In “Amarillo by Morning,” George Strait croons the credo of the rodeo rider: “I ain’t got a dime, but what I got is mine / I ain’t rich but, Lord, I’m free.” The rodeo rider as hero, however, belongs as much to the movies as to country music. I was reminded of that fact recently while watching The Lusty Men, which just broke for the first time on DVD.

Though French critics loved the film, calling it one of the best of 1952, The Lusty Men didn’t fare well over here (despite its misleading title), mishandled by scatterbrained producer Howard Hughes and mostly ignored after its delayed initial release – especially surprising given the star appeal of Robert Mitchum and Susan Hayward and direction by Nicholas Ray (Rebel without a Cause and Johnny Guitar).

The luxury of nostalgia, however, enables us to better perceive the real achievement of The Lusty Men. A small-scale drama of rodeo life, everything about the film is underplayed, making it all the more realistic and effective. Mitchum plays Jeff, a retired rodeo rider who, in the first scene, revisits his crumbling childhood home, forced to crawl under the house to retrieve a key hidden along with some childhood relics.

His glory days behind him, his past a fading memory, Jeff is taken in by Wes (Arthur Kennedy) and Louise (Susan Hayward), who work for a local rancher, trying to save enough money to buy Jeff’s old home. In short order, however, Wes succumbs to the quick bucks and excitement of the rodeo circuit, becoming a star under Jeff’s tutelage even as his marriage begins to fall apart.

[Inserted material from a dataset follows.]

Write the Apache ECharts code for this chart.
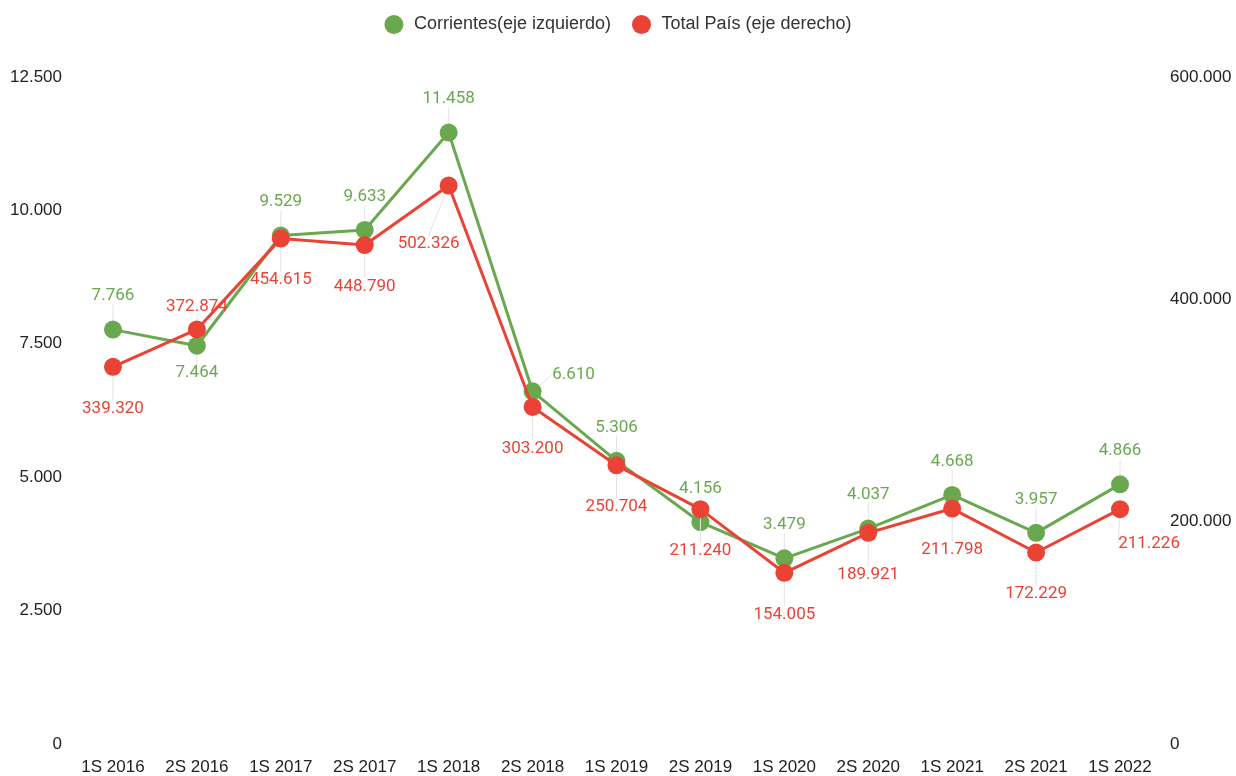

A superb character drama, highlighted by terrific performances from the three leads as well as a number of colorful supporting roles, The Lusty Men emphasizes the dangers and destructive nature of the rodeo life, in and out of the arena. Ray’s direction is never heavy-handed, the characters never stereotypical. And Mitchum, whom Roger Ebert called one of the best actors ever, is quite good.

The Lusty Men concludes with traditional domestic values triumphing over those of the romantic, outdated loner. Almost 20 years later, however, Steve McQueen and director Sam Peckinpah opt for the other side of the coin in Junior Bonner (1971), which, like the earlier film, did not fare well on its initial release.

Already dubbed “Bloody Sam” for The Wild Bunch and Straw Dogs, Peckinpah was looking for a project outside the blood ’n’ guts action genre in which he’d been pigeonholed. McQueen, always anxious for a change of pace, signed on for this charming, sometimes comic look at a father-and-son rodeo duo (Robert Preston and McQueen) each of whom refuses to settle down. Unlike the occasional studio scenes in The Lusty Men, Junior Bonner was filmed exclusively on location, most of it in Prescott, Arizona, at a rodeo championship.

Utilizing his usual bag of visual tricks (flashbacks, multi-screen shots), Peckinpah produced an elegiac valentine to the values of the Old West, the flip side to the violence of The Wild Bunch. McQueen is a modern-day version of Mitchum, cool and laid-back, and Robert Preston as a smooth con man is just as winning in this version of The Music Man on horseback.

Though Junior Bonner failed at the box office, it’s aged quite well. Still, McQueen hired Peckinpah for his next feature, The Getaway, which proved to be the most financially successful film of both their careers.